There is an architecture business cycle that we must live with: organization goals beget requirements, which beget an architecture, which begets a system. Software-intensive systems are built to satisfy a set of requirements. These requirements dictate the system’s performance, availability, security, compatibility with other systems, and the ability to accommodate change over its lifetime. The desire to satisfy these goals with software that has the requisite properties influences the design choices made by a software architect.
Cost is often a primary concern. Making a rational decision about how to scale down a project is one of the tougher tasks project managers encounter. Getting architecture right, early in the product’s life cycle, sets the stage for everything to come—the system’s development, integration, testing, and modification.
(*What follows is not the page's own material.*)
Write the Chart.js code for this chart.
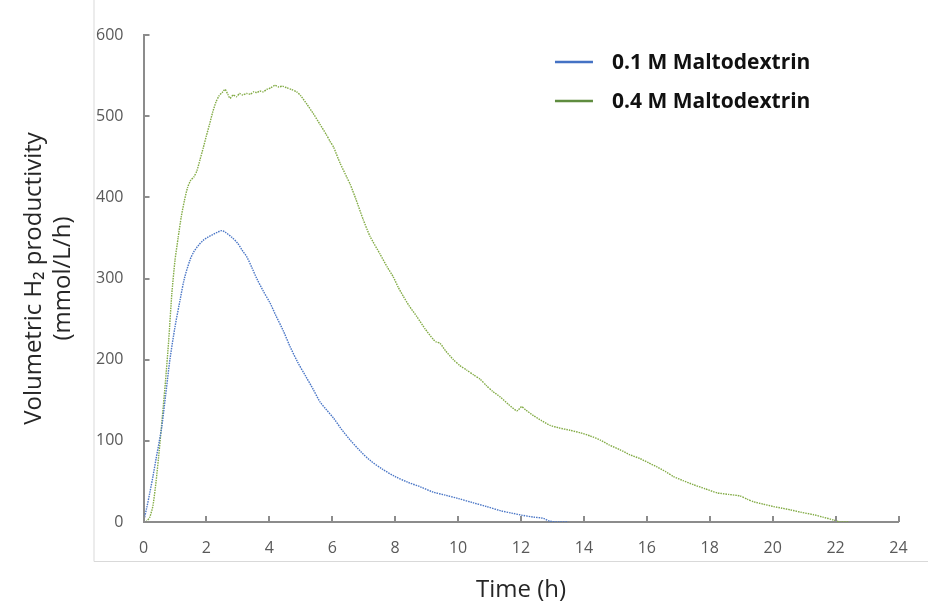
<!DOCTYPE html>
<html>
<head>
<meta charset="utf-8">
<script src="https://cdn.jsdelivr.net/npm/chart.js@4/dist/chart.umd.min.js"></script>
<style>
  html, body { margin: 0; padding: 0; background: #fff; }
  #wrap { width: 928px; height: 606px; }
</style>
</head>
<body>
<div id="wrap"><canvas id="h2Chart" width="928" height="606"></canvas></div>
<script>
// H2 productivity over time, two maltodextrin loadings
const SERIES_LABELS = ['0.1 M Maltodextrin', '0.4 M Maltodextrin'];

const timeLow = [0, 0.1, 0.2, 0.3, 0.4, 0.5, 0.58, 0.7, 0.84, 1.0, 1.16, 1.3, 1.48, 1.6, 1.75, 1.9, 2.05, 2.2, 2.35, 2.49,
  2.6, 2.8, 3.0, 3.15, 3.28, 3.45, 3.6, 3.8, 4.02, 4.2, 4.45, 4.66, 4.9, 5.15, 5.4, 5.61, 5.8, 6.04, 6.3, 6.57,
  6.9, 7.2, 7.6, 8.0, 8.4, 8.79, 9.2, 9.6, 10.0, 10.45, 10.91, 11.34, 11.7, 12.0, 12.4, 12.71, 12.92, 13.2, 13.5];
const prodLow = [0, 17, 36, 56, 78, 99, 117, 155, 200, 240, 273, 300, 323, 333, 341, 347, 351, 354, 357, 359,
  357, 351, 343, 334, 327, 313, 300, 285, 270, 255, 235, 216, 197, 180, 163, 148, 139, 128, 114, 101,
  87, 76, 65, 56, 49, 43.5, 37, 33, 29, 24, 19, 14, 11, 8.6, 6, 4.5, 1, 0, 0];

const timeHigh = [0, 0.1, 0.2, 0.3, 0.4, 0.5, 0.6, 0.7, 0.8, 0.9, 1.0, 1.1, 1.2, 1.3, 1.4, 1.5, 1.6, 1.7, 1.8, 1.9,
  2.0, 2.1, 2.2, 2.3, 2.4, 2.5, 2.59, 2.68, 2.75, 2.85, 2.96, 3.05, 3.15, 3.28, 3.4, 3.5, 3.6, 3.7, 3.8, 3.92,
  4.05, 4.18, 4.3, 4.42, 4.55, 4.7, 4.87, 5.0, 5.19, 5.4, 5.61, 5.8, 5.93, 6.04, 6.25, 6.46, 6.57, 6.75, 6.99, 7.2,
  7.52, 7.75, 7.94, 8.1, 8.26, 8.45, 8.69, 8.95, 9.21, 9.3, 9.43, 9.6, 9.85, 10.05, 10.28, 10.5, 10.7, 10.9, 11.1, 11.34,
  11.6, 11.87, 12.02, 12.15, 12.4, 12.65, 12.93, 13.2, 13.56, 13.88, 14.2, 14.52, 14.8, 15.15, 15.45, 15.79, 16.05, 16.32, 16.6, 16.85,
  17.15, 17.48, 17.85, 18.23, 18.6, 18.97, 19.2, 19.39, 19.7, 20.03, 20.3, 20.56, 20.9, 21.3, 21.6, 21.93, 22.15, 22.4];
const prodHigh = [0, 1, 6, 20, 50, 88, 130, 174, 223, 281, 322, 350, 376, 396, 412, 421, 425, 433, 447, 461,
  476, 490, 505, 517, 525, 529, 533, 527, 522, 526, 524, 528, 526, 528, 527, 530, 529, 531, 530, 533,
  535, 538, 536, 537, 535, 533, 530, 525, 515, 503, 490, 478, 469, 462, 442, 425, 416, 398, 372, 352,
  330, 314, 302, 289, 278, 266, 253, 238, 225, 222, 220, 211, 200, 193, 187, 181, 176, 168, 161, 154,
  145, 137, 142, 138, 131, 125, 119, 116, 113, 110, 106, 101, 95, 89, 83, 78, 73, 68, 62, 56,
  51, 46, 41, 36, 34, 32, 28, 25, 22, 19, 17, 15, 12, 9, 6, 2.5, 0, 0];

const X_TICKS = [0, 2, 4, 6, 8, 10, 12, 14, 16, 18, 20, 22, 24];
const Y_TICKS = [0, 100, 200, 300, 400, 500, 600];

const LINE_COLORS = ['#4a76c6', '#82ab45'];
const KEY_COLORS = ['#4472c4', '#5f8c3f'];
const AXIS_COLOR = '#8c8c8c';
const FONT = "'Open Sans', 'Liberation Sans', sans-serif";

function toPoints(xs, ys) {
  return xs.map((x, i) => ({ x, y: ys[i] }));
}

// light outer frame around the plot block
const framePlugin = {
  id: 'frame',
  beforeDraw(chart) {
    const { ctx, chartArea } = chart;
    const fx = chartArea.left - 50, fy = chartArea.bottom + 39;
    ctx.save();
    ctx.strokeStyle = '#d9d9d9';
    ctx.lineWidth = 1;
    ctx.beginPath();
    ctx.moveTo(fx + 0.5, 0);
    ctx.lineTo(fx + 0.5, fy + 0.5);
    ctx.lineTo(chart.width, fy + 0.5);
    ctx.stroke();
    ctx.restore();
  }
};

// short tick marks pointing into the plot
const innerTicks = {
  id: 'innerTicks',
  afterDraw(chart) {
    const { ctx } = chart;
    const xs = chart.scales.x, ys = chart.scales.y;
    const len = 6;
    ctx.save();
    ctx.strokeStyle = AXIS_COLOR;
    ctx.lineWidth = 2;
    ctx.beginPath();
    xs.ticks.forEach((t, i) => {
      const px = Math.round(xs.getPixelForTick(i));
      ctx.moveTo(px, xs.top);
      ctx.lineTo(px, xs.top - len);
    });
    ys.ticks.forEach((t, i) => {
      const py = Math.round(ys.getPixelForTick(i));
      ctx.moveTo(ys.right, py);
      ctx.lineTo(ys.right + len, py);
    });
    ctx.stroke();
    ctx.restore();
  }
};

// legend block in the upper right of the plot
const keyPlugin = {
  id: 'key',
  afterDraw(chart) {
    const { ctx, chartArea } = chart;
    const x0 = chartArea.left + (chartArea.right - chartArea.left) * 0.545;
    ctx.save();
    ctx.font = "bold 21px " + FONT;
    ctx.textBaseline = 'middle';
    ctx.fillStyle = '#111';
    chart.data.datasets.forEach((ds, i) => {
      const y = chartArea.top + 27 + i * 39;
      ctx.strokeStyle = KEY_COLORS[i];
      ctx.lineWidth = 2.5;
      ctx.beginPath();
      ctx.moveTo(x0, y);
      ctx.lineTo(x0 + 38, y);
      ctx.stroke();
      ctx.fillText(ds.label, x0 + 57, y + 1);
    });
    ctx.restore();
  }
};

new Chart(document.getElementById('h2Chart'), {
  type: 'line',
  data: {
    datasets: [
      {
        label: SERIES_LABELS[0],
        data: toPoints(timeLow, prodLow),
        borderColor: LINE_COLORS[0],
        borderWidth: 1.4,
        borderDash: [1.5, 1],
        pointRadius: 0,
        tension: 0.3
      },
      {
        label: SERIES_LABELS[1],
        data: toPoints(timeHigh, prodHigh),
        borderColor: LINE_COLORS[1],
        borderWidth: 1.4,
        borderDash: [1.5, 1],
        pointRadius: 0,
        tension: 0.2
      }
    ]
  },
  options: {
    responsive: false,
    animation: false,
    layout: { padding: { top: 35, right: 29.5, left: 0, bottom: 0 } },
    plugins: {
      legend: { display: false },
      tooltip: { enabled: false }
    },
    scales: {
      x: {
        type: 'linear',
        min: X_TICKS[0],
        max: X_TICKS[X_TICKS.length - 1],
        afterBuildTicks: s => { s.ticks = X_TICKS.map(v => ({ value: v })); },
        ticks: { color: '#595959', font: { family: FONT, size: 16 }, padding: 17, maxRotation: 0 },
        grid: { display: false, drawTicks: false },
        border: { display: true, color: AXIS_COLOR, width: 2 },
        title: {
          display: true,
          text: 'Time (h)',
          color: '#262626',
          font: { family: FONT, size: 24, lineHeight: 1.2 },
          padding: { top: 0, bottom: 1.6 }
        },
        afterFit: s => { s.height = 84; }
      },
      y: {
        min: Y_TICKS[0],
        max: Y_TICKS[Y_TICKS.length - 1],
        afterBuildTicks: s => { s.ticks = Y_TICKS.map(v => ({ value: v })); },
        ticks: { color: '#595959', font: { family: FONT, size: 16 }, padding: 20 },
        grid: { display: false, drawTicks: false },
        border: { display: true, color: AXIS_COLOR, width: 2 },
        title: {
          display: true,
          text: ['Volumetric H\u2082 productivity', '(mmol/L/h)'],
          color: '#262626',
          font: { family: FONT, size: 24, lineHeight: 1.2 },
          padding: { top: 19.5, bottom: 0 }
        },
        afterFit: s => { s.width = 143.5; }
      }
    }
  },
  plugins: [framePlugin, innerTicks, keyPlugin]
});
</script>
</body>
</html>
Getting it wrong means that the fabric of the system is wrong, and it cannot be fixed by weaving in a few new threads or pulling out a few existing ones, which often causes the entire fabric to unravel. Also, checking and fixing an architecture early in the development cycle is relatively inexpensive; fixing it late can be prohibitively expensive or impossible.
Architectures also improve opportunities for reuse of software components. And, with careful planning, reuse of an architecture can lead to the creation of families of systems, which in turn leads to new organizational structures and new business opportunities. Planning for productive use of a system over a long time period is difficult. Changing conditions in markets, technology, the economy, and the political landscape can reduce a system’s utility. How can organizations manage an uncertain future by planning for system evolution in a way that optimizes ongoing system usefulness?
Architecture represents a critical core competency for organizations that build or acquire software-intensive systems. More and more high-performing organizations are taking steps to ensure that their organizations use architectural practices that lead to a positive development outcome, and that their staffs have the appropriate skills and knowledge to put the power of software and system architecture to work for them.